All that winter, whenever Mr. Griffith saw an ice cake, he wasn’t satisfied till he had me on it. (Lillian Gish)

Miss Gish was the gamest little woman in the world It was really pathetic to see the forlorn little creature huddled on a block of ice and the men pushing it off into the stream. . . . But the cold was bitter and Miss Gish was bare-headed and bare-handed and without a heavy outer coat so it was necessary at intervals to bring her in and get her warm. Sometimes when the ice wouldn’t behave she was almost helpless from the cold. (Lee Smith)

It is not surprising that, in discussing Anna’s plight, Wexman makes reference to “Gish’s frail body,” for the production of Way Down East has become notorious in film history for its demands on its performers. Shooting the rescue sequence on location (at White River Junction, Vermont; Farmington, Connecticut; and Mamaroneck, New York), the cast and crew were subjected to harrowing winter conditions.

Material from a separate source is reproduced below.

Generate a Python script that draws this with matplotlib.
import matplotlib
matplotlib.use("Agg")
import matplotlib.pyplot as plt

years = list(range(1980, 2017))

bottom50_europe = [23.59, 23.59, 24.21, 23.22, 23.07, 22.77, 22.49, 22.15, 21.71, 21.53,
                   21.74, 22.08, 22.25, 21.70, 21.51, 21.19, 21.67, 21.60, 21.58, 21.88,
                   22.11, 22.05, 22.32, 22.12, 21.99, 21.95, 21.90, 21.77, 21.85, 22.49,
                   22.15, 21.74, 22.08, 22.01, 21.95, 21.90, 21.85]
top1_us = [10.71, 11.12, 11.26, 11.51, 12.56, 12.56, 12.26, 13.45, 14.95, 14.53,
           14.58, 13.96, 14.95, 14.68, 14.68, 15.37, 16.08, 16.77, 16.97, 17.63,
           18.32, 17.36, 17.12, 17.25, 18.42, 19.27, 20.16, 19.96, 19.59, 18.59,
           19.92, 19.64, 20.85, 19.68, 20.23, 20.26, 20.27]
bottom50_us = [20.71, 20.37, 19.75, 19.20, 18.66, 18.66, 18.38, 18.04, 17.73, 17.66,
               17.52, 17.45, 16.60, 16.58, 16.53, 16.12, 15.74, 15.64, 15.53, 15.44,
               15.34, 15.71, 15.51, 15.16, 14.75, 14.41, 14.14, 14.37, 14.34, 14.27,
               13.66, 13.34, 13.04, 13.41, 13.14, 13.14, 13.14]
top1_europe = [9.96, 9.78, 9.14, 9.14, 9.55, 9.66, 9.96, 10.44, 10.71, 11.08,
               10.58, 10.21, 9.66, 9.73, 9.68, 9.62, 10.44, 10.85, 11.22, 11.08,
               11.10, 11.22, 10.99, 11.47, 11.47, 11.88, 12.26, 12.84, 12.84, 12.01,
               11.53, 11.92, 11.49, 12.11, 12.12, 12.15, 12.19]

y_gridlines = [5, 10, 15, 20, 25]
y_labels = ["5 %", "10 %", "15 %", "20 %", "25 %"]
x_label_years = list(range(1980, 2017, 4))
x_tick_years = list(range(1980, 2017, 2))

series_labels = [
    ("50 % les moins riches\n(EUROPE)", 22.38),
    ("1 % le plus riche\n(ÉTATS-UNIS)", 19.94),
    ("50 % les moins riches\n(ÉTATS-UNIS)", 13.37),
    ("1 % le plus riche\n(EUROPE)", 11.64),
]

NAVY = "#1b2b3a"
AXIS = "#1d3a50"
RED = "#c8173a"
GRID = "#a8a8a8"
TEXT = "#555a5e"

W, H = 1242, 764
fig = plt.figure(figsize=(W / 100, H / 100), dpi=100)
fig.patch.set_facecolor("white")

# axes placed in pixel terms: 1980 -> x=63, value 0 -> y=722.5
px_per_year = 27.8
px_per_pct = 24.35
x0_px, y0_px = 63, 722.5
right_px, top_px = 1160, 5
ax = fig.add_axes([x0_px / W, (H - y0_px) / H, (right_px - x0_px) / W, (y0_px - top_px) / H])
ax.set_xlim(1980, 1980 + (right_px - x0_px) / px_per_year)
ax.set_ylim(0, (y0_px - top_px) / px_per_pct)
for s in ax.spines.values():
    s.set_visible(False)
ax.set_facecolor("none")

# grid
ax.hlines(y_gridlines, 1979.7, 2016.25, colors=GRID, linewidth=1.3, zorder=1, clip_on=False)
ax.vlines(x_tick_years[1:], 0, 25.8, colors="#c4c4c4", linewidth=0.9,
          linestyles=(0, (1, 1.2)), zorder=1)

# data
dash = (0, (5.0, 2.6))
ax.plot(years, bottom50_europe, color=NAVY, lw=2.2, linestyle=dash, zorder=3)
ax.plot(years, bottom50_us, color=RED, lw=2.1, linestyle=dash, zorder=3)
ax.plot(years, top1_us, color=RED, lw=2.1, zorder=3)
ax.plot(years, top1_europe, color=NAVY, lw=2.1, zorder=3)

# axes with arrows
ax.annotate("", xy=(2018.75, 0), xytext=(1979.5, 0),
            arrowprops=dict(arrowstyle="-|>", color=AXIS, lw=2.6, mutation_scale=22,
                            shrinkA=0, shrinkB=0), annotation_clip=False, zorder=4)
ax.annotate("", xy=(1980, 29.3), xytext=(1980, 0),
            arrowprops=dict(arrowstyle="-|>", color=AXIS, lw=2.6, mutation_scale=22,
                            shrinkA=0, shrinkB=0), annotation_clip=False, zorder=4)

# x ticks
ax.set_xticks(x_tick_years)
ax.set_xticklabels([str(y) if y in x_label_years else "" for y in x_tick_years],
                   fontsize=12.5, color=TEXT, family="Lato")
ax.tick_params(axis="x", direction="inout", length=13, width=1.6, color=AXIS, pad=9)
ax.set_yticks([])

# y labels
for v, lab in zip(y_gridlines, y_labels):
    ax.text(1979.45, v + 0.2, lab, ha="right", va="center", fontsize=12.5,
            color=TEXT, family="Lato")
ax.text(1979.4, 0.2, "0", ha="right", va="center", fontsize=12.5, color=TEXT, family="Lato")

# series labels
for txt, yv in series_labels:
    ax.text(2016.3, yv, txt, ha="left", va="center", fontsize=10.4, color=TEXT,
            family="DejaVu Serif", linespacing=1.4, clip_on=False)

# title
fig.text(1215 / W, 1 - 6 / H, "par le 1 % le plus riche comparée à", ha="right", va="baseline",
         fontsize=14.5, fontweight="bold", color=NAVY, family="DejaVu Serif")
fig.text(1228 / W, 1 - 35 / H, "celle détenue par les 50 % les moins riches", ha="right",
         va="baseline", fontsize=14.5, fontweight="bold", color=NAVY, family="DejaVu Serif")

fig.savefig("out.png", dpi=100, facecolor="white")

Lillian Gish in Way Down East

Gish recalls:

Again and again, I struggled through the storm. Once I fainted—and it wasn’t in the script. I was hauled to the studio on a sled; thawed out with hot tea, then brought back to the blizzard. … At one time my face was caked with a crust of ice and snow, and icicles like spikes formed on my eyelashes, making it difficult to keep my eyes open. Above the howling storm, she heard a calculating Griffith shouting to the cameraman: “Billy, move in! Get that face! that face — get that face.

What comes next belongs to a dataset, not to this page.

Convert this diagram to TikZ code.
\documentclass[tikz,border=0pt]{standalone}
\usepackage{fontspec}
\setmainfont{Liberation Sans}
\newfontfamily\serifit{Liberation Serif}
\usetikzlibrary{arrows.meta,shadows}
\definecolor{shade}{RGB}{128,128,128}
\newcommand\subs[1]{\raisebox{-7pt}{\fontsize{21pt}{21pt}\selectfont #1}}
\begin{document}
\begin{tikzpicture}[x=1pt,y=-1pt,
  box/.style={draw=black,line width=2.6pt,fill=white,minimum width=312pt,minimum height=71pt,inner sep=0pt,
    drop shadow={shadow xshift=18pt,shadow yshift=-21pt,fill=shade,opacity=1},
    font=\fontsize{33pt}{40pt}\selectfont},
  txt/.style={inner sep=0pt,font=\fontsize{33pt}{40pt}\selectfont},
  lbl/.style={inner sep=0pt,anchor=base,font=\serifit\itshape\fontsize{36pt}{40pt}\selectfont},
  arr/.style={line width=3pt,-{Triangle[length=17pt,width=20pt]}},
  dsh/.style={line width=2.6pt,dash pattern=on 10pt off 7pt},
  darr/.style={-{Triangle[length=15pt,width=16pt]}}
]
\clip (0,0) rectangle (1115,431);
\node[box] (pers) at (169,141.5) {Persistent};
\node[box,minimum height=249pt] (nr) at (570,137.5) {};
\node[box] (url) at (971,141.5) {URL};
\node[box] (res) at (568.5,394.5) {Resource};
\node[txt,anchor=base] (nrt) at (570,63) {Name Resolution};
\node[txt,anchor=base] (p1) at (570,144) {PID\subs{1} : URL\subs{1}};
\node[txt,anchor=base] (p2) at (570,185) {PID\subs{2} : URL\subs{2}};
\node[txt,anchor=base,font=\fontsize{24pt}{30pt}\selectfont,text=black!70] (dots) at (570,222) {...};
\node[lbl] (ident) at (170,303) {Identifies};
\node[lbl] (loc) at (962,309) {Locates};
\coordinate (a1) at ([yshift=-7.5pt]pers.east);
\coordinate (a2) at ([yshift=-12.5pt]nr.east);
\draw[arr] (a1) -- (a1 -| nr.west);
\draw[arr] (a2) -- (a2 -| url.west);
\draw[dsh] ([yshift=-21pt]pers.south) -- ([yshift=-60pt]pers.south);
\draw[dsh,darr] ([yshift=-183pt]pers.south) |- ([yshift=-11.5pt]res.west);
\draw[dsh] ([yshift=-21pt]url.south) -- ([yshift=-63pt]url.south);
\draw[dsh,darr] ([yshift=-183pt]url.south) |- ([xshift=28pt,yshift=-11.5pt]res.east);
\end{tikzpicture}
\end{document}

Lillian Gish on the ice floe – Way Down East

Commenting on this extradiegetic melodrama, Robert Henderson wryly notes, “It must have seemed as though Griffith had turned into a Simon Legree with Lillian Gish . . . being pursued across the ice”. Griffith was all but obsessed with his snowstorm. A technical director remembers his eternally yelling, “More ice, more ice.” The crew produced some floes by dynamiting the frozen river or by cutting it with a saw (Lennig, 110). For others, he used wooden platforms or blocks of paraffin (112). When his synthetic ice was lost down the falls, he would shout, “How long would it take to build more ice?” (110-12). In addition to artificial ice, Griffith occasionally employed “simulacra” for his actors: either dummies or “doubles” for his principle players. Significantly, while Griffith was freezing Gish on the river’s ice, he was also (like Lennox Sanderson) giving her the “cold shoulder,” looking for her amorous “double.” As Wexman notes, Griffith’s condemnation of male inconstancy in the film “was especially ironic given the director’s personal situation, for he was then in the process of transferring his own affections from Lillian Gish … to Carol Dempster, whom he would star in future productions. Thus, if Gish had cause to suffer at that moment in history, it was Griffith himself who was to blame”.